* **WHAT IS NEEDED**
Each line in the entries below that holds the string "this" is to be listed.
== == ==
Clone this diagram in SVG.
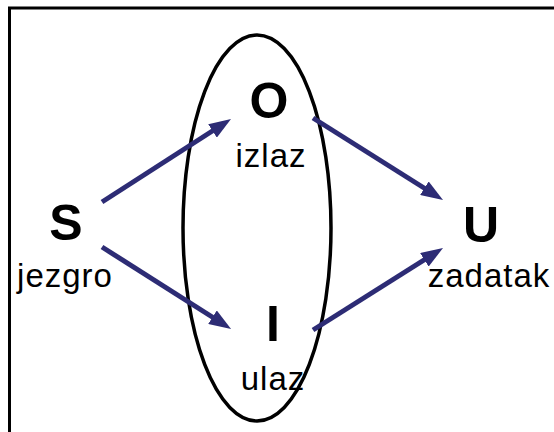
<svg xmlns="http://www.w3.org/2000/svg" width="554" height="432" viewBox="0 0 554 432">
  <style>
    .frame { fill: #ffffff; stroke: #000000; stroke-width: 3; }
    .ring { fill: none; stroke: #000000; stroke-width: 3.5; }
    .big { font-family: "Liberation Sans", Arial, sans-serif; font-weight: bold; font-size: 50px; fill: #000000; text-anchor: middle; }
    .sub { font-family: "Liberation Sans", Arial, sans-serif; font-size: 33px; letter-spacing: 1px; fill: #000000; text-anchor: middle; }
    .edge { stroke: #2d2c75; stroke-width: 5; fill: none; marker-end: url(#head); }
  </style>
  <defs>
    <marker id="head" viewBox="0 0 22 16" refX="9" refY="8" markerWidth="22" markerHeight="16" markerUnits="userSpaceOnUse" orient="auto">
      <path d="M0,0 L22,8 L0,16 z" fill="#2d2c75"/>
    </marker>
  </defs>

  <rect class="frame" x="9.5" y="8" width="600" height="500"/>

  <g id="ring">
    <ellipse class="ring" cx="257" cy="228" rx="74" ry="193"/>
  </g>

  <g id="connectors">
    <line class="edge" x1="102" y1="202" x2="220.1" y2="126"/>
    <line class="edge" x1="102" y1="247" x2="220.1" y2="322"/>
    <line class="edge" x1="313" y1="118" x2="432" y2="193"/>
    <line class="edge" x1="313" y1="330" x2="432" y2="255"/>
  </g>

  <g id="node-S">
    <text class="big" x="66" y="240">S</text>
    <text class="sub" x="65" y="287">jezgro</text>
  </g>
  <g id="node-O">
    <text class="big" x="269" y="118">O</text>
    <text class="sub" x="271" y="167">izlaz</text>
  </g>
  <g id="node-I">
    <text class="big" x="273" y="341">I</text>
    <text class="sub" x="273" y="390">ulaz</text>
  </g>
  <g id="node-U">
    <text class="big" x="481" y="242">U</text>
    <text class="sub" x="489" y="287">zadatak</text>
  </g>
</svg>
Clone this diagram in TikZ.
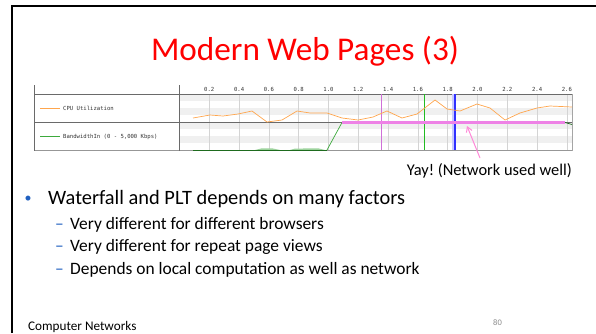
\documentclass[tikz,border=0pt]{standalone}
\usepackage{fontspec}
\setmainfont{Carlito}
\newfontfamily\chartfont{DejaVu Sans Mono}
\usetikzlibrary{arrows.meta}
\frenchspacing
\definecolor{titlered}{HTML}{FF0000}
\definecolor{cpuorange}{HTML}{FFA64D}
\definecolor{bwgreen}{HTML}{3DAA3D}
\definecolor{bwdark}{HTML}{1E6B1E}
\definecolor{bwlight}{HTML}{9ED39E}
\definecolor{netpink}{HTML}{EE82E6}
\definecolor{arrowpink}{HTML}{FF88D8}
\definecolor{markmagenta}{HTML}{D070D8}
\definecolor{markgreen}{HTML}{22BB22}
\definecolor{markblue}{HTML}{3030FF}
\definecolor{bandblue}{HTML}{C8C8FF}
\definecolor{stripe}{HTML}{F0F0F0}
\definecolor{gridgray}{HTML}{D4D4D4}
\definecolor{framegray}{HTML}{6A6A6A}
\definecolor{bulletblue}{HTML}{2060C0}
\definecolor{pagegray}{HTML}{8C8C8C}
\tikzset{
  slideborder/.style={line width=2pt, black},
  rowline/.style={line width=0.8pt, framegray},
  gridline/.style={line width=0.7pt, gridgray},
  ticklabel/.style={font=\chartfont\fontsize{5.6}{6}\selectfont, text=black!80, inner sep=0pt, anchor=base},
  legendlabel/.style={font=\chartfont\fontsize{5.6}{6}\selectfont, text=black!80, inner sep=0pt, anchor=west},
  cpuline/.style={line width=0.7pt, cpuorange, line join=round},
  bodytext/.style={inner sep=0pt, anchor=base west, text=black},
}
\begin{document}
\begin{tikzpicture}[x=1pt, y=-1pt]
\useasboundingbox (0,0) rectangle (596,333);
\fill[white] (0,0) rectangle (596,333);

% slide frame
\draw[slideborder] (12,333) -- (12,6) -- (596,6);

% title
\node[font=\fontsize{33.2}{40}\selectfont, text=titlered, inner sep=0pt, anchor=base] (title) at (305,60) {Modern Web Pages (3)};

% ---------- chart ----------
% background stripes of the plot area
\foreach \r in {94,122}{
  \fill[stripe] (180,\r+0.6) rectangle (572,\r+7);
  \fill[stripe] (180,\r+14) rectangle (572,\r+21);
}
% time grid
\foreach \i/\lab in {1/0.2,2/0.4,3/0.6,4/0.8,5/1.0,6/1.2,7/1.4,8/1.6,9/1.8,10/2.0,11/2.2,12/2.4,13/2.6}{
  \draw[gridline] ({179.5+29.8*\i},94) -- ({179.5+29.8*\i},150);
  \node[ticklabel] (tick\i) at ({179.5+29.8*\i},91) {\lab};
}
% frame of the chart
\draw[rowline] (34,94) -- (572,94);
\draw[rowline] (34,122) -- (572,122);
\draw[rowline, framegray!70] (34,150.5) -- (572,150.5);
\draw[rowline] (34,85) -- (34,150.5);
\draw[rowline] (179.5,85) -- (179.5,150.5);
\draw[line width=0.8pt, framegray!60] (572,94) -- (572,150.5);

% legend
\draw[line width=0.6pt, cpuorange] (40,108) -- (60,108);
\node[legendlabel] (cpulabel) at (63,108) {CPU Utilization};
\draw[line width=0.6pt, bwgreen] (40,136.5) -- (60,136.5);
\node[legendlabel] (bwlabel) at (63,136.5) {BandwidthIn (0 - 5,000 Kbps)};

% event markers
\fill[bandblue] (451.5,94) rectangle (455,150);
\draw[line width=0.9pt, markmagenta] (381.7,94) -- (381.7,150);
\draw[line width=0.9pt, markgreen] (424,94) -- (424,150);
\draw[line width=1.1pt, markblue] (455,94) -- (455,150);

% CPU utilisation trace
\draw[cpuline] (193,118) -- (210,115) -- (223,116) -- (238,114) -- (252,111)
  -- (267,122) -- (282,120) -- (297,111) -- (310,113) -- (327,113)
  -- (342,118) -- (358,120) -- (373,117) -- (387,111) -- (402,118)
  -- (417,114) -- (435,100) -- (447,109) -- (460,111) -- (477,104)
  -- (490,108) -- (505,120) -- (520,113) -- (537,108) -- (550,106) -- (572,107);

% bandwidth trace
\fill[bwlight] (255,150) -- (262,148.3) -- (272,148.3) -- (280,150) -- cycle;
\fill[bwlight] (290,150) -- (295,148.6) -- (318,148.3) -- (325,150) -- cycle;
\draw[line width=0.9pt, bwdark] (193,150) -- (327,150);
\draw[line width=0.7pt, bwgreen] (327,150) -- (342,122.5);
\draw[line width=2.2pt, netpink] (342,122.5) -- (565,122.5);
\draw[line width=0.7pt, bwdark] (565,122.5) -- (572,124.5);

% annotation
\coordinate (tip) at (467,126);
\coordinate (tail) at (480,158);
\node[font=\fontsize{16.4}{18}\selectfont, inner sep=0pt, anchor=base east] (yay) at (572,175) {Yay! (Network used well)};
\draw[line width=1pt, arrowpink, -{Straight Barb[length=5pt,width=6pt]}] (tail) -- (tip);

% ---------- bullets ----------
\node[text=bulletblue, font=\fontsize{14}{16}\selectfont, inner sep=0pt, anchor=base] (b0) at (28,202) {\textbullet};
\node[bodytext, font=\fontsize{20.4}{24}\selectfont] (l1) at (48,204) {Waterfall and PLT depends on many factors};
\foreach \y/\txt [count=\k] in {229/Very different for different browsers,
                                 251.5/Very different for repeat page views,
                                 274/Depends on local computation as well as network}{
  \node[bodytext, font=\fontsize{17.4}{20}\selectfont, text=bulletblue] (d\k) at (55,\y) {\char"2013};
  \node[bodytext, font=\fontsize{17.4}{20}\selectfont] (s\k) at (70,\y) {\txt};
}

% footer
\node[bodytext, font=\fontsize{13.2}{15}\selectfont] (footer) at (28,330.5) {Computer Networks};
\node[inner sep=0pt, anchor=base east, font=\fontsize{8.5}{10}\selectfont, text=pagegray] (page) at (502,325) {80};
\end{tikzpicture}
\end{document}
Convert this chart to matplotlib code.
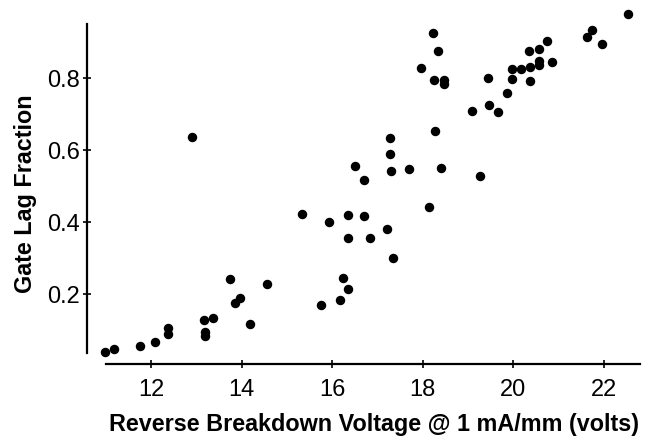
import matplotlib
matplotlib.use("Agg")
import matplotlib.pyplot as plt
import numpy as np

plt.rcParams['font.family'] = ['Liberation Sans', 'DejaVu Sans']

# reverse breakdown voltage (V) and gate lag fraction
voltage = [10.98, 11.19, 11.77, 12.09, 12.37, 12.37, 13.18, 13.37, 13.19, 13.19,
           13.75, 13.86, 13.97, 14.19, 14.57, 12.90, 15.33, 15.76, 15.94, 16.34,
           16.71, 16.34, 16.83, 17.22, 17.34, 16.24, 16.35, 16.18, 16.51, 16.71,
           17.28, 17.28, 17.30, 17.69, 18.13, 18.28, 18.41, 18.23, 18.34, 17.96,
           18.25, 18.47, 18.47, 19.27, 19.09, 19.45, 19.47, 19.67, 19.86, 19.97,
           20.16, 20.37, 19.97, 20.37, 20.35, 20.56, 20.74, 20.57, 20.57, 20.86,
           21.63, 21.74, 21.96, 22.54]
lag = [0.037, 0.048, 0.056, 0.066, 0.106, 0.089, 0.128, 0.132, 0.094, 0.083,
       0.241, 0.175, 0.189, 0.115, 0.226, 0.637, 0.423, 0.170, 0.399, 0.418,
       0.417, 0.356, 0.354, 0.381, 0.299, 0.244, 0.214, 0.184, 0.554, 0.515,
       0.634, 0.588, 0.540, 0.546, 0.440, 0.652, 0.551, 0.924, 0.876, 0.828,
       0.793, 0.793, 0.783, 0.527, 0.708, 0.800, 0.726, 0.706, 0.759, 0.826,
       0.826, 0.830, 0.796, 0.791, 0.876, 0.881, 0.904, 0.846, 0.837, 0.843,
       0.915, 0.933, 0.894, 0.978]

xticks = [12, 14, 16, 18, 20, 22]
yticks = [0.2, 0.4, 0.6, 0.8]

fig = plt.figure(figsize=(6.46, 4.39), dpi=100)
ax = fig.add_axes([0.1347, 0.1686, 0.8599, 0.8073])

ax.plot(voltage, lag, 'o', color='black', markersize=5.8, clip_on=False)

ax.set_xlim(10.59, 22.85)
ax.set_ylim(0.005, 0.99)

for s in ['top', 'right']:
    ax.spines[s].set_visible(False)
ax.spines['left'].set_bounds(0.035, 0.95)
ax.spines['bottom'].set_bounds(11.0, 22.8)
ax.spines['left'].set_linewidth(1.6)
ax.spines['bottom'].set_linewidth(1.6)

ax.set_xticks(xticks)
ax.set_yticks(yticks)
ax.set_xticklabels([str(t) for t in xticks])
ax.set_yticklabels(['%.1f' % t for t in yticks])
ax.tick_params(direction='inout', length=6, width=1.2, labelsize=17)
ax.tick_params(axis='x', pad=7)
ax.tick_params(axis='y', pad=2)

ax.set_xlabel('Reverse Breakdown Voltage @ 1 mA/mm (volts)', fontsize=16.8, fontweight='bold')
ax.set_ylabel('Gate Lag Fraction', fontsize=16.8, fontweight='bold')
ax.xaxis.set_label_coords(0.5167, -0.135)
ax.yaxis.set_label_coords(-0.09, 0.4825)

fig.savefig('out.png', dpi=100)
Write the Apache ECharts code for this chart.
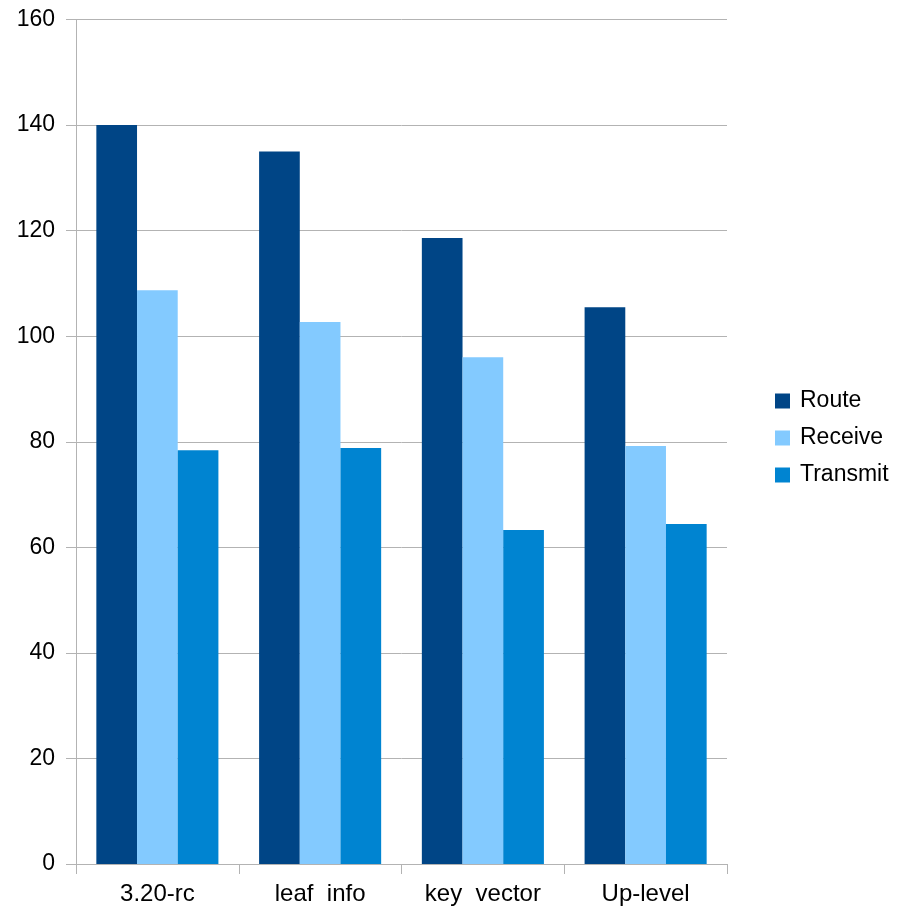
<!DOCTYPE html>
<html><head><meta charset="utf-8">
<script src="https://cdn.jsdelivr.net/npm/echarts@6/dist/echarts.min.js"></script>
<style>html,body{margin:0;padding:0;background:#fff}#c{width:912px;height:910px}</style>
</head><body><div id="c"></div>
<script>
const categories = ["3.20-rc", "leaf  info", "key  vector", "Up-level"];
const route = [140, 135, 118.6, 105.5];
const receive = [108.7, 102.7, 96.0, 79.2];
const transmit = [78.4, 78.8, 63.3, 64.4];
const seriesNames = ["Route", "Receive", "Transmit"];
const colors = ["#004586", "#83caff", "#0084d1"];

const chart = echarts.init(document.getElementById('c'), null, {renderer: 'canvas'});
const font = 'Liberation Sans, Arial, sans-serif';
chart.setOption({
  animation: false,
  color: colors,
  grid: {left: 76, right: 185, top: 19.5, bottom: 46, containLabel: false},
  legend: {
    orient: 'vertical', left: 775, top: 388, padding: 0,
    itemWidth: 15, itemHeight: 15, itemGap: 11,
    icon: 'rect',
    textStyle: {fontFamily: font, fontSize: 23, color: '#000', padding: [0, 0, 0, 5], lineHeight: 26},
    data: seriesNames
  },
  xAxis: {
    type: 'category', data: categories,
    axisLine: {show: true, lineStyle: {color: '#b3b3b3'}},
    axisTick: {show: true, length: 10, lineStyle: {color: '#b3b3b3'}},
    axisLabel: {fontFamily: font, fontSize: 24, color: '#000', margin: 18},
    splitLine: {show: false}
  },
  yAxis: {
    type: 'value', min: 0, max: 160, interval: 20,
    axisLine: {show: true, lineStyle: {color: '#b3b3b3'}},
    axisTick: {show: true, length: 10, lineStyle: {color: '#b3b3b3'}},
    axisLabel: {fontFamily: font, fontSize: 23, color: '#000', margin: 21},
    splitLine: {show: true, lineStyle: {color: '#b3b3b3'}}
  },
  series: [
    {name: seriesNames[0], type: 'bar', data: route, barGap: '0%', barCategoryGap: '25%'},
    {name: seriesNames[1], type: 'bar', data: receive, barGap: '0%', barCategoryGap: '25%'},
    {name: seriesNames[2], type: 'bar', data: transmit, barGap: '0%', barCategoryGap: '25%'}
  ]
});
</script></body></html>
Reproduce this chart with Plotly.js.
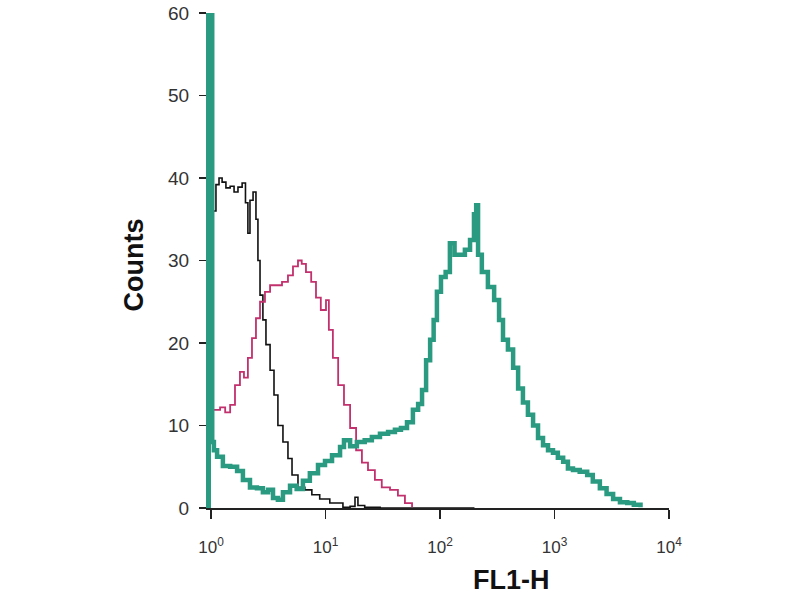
== == ==
* **RESPONSE TO THE EXERCISE**
Clone this diagram in SVG.
Clone this diagram in TikZ.
Convert this chart to matplotlib code.
Write the Apache ECharts code for this chart.
Reproduce this chart with Plotly.js.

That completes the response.